Restoranda geçen yemek sahnesinde Muharrem, Cevat’ın ceketinin cebinde kalem araması üzerine, “Kalem mi arıyorsun? Eskiden de öyle yapardın. Sohbet edilirken hoşuna giden bir şey olduğunda hemen kalem kağıt aranırdın; söylenenleri not etmek için. Hoşuna giden cümleyi, ya da aklına gelen fikri.” diyerek başkanlarının fikirlerini nasıl çaldığını tarif ediyor ve: “Sen bir hırsızsın, hem de hırsızın en önde gideni. Önüne gelen her şeyi cebine indiren adi bir yankesicisin.” diyerek suçlamada bulunuyor.
Sahnenin devamındaki Muharrem karakterinin tiradı ise doğrudan Nuri Bilge ile aralarındaki ilişkiye yönelik bir gönderme olarak değerlendirilmişti.
“Sevgili generalim Cevat Bey ve kadirşinas yalakaları! Gösteriş budalası insanlardan, gösterişli laflardan, gösterişin kendisinden hiç hoşlanmam.” diye başlayan tiratındaki gönderme içeren önemli kısımlar şöyleydi:
“Arkadaşlığın karşılıklı, açık sözlü ve yalansız olanı için canımı veririm, evet buna bayılırım.”
“Güle güle gidin İstanbul’a. O kahpe Bizans’ı bizim için fethedin. Oradan da sürün atınızı batıya, Viyana’ya. Nobel’di, Oscar’dı ne bulursanız getirin Ankara’ya!”
Kıskanmak
Yine Demirkubuz’un daha önceki filmlerinden Kıskanmak’ta (2009) Nuri Bilge’ye göndermede bulunduğu iddia ediliyordu.
Kış Uykusu
Nuri Bilge Ceylan tarafına baktığımızda ise ilk olarak Kış Uykusu (2014) filminde Shakespeare’in sözleri üzerinden bir gönderme yaptığı belirtiliyor.

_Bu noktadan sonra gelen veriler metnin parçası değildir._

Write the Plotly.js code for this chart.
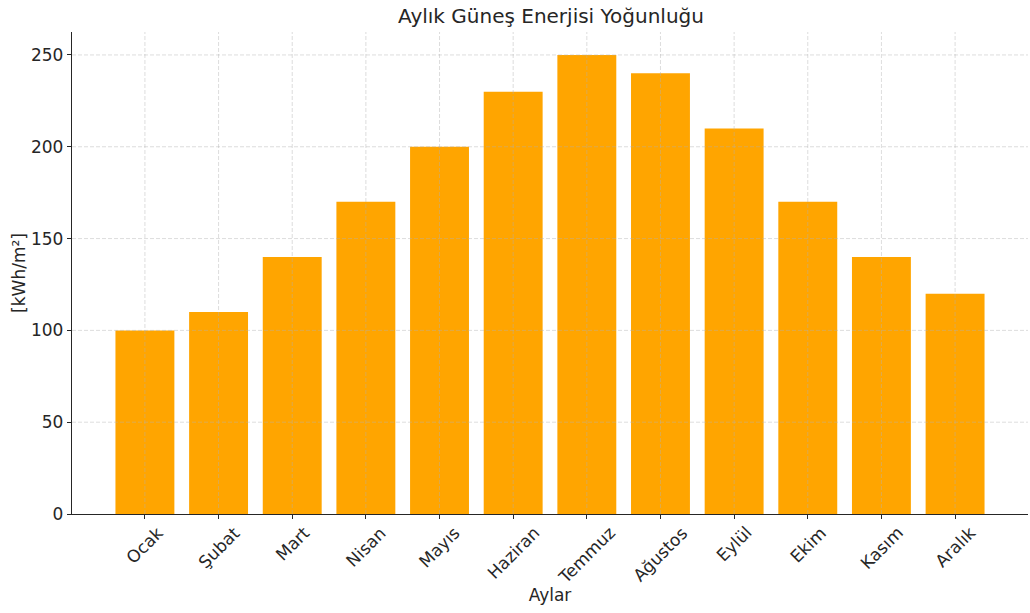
<!DOCTYPE html>
<html>
<head>
<meta charset="utf-8">
<script src="https://cdn.plot.ly/plotly-3.0.1.min.js"></script>
<style>
  html, body { margin: 0; padding: 0; background: #ffffff; }
  #chart { width: 1030px; height: 613px; }
</style>
</head>
<body>
<div id="chart"></div>
<script>
// Monthly solar energy values, kWh/m²
const months = ["Ocak", "Şubat", "Mart", "Nisan", "Mayıs", "Haziran",
                "Temmuz", "Ağustos", "Eylül", "Ekim", "Kasım", "Aralık"];
const energy = [100, 110, 140, 170, 200, 230, 250, 240, 210, 170, 140, 120];
const yTicks = [0, 50, 100, 150, 200, 250];

const FONT = "DejaVu Sans, sans-serif";
const TEXT = "#262626";
const GRID = "rgba(176,176,176,0.55)";

const trace = {
  type: "bar",
  x: months,
  y: energy,
  width: 0.8,
  marker: { color: "#FFA500", line: { width: 0 } },
  hoverinfo: "x+y"
};

// Dashed grid drawn on top of the bars
const shapes = [];
months.forEach(m => shapes.push({
  type: "line", layer: "above", xref: "x", yref: "paper",
  x0: m, x1: m, y0: 0, y1: 1,
  line: { color: GRID, width: 0.8, dash: "4px,2px" }
}));
yTicks.filter(v => v > 0).forEach(v => shapes.push({
  type: "line", layer: "above", xref: "paper", yref: "y",
  x0: 0, x1: 1, y0: v, y1: v,
  line: { color: GRID, width: 0.8, dash: "4px,2px" }
}));

// Rotated month labels centred under each bar
const annotations = months.map(m => ({
  x: m, xref: "x", y: 0, yref: "paper",
  text: m, showarrow: false, textangle: -45,
  xanchor: "center", yanchor: "top", yshift: -6,
  font: { family: FONT, size: 17, color: TEXT }
}));

const layout = {
  width: 1030, height: 613,
  margin: { l: 72, r: 2, t: 32, b: 99 },
  paper_bgcolor: "#ffffff",
  plot_bgcolor: "#ffffff",
  showlegend: false,
  bargap: 0.2,
  title: {
    text: "Aylık Güneş Enerjisi Yoğunluğu",
    x: 0.535, xanchor: "center", y: 0.974, yanchor: "middle",
    font: { family: FONT, size: 20, color: TEXT }
  },
  xaxis: {
    type: "category",
    range: [-0.99, 11.99],
    showgrid: false,
    zeroline: false,
    showline: true, linecolor: TEXT, linewidth: 1.2,
    ticks: "outside", ticklen: 4, tickwidth: 1, tickcolor: TEXT,
    showticklabels: false,
    title: { text: "Aylar", standoff: 70, font: { family: FONT, size: 17, color: TEXT } },
    fixedrange: true
  },
  yaxis: {
    range: [0, 262.5],
    tickvals: yTicks,
    ticktext: yTicks.map(String),
    showgrid: false,
    zeroline: false,
    showline: true, linecolor: TEXT, linewidth: 1.2,
    ticks: "outside", ticklen: 4, tickwidth: 1, tickcolor: TEXT,
    tickfont: { family: FONT, size: 17, color: TEXT },
    title: { text: "[kWh/m²]", standoff: 1, font: { family: FONT, size: 17, color: TEXT } },
    fixedrange: true
  },
  shapes: shapes,
  annotations: annotations
};

Plotly.newPlot("chart", [trace], layout, { displayModeBar: false, staticPlot: true });
</script>
</body>
</html>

Karakterin İngiliz yazardan alıntılayarak söylediği sözler şunlardı: “Vicdan güçlüleri korkutmak için düşünülmüş, korkakların kullandığı bir sözcükten başka bir şey değildir.”
Ahlat Ağacı
Demirkubuz’un Yeraltı filmindeki göndermesine Nuri Bilge Ceylan’ın asıl cevabı ise Ahlat Ağacı filminde olmuştu.
Genç yazar adayı rolünde olan Doğu Demirkol, bir yazarı canlandıran Serkan Keskin’e “Çalınacağını düşündüğüm için size romanımın konusunu söylemiyor değilim” diyor. Keskin’in hayat verdiği Süleyman karakteri de, “Niye öyle düşüneyim ya? Ne yazdığın değil tabii ki, nasıl yazdığın, o meseleye nasıl baktığındır önemli olan.” sözleriyle Nuri Bilge Ceylan’ın Zeki Demirkubuz’a söylemek istediklerini dile getiriyor adeta.
Sadece bu sözlerle de kalmıyor Ceylan’ın yaptığı gönderme. Aynı konuşmanın başka bir mekanda devam eden bölümünde Süleyman sözlerine sert bir şekilde devam ediyor:
“İçindekilerini ortaya dökmeni bekledim. İğnelerine dokundurmalarına efendice, sabırla cevap verdim. Edebiyatın merkeziymiş, taşrasıymış, kalemin kağıda değdiği yermiş, hiç ama hiç umurumda olmuyor. Sizin toy kafanızın anlayamadığı şey de bu. Hayatta sadece tek bir gerçek yok. Edebiyatmış başarıymış hepsi senin olsun. Tepe tepe kullan. Şu anda Nobel verseler almam. Bilmem anlatabildim mi?.”
İki başarılı yönetmenin eserlerinin bazı kesitlerinde birbirlerine yaptıkları bilinen göndermeler böyle. Bakalım çekecekleri yeni filmlerde de senaryonun içerisine birbirlerine söyleyecekleri sözleri ustalıkla yedirmeye devam edecekler mi?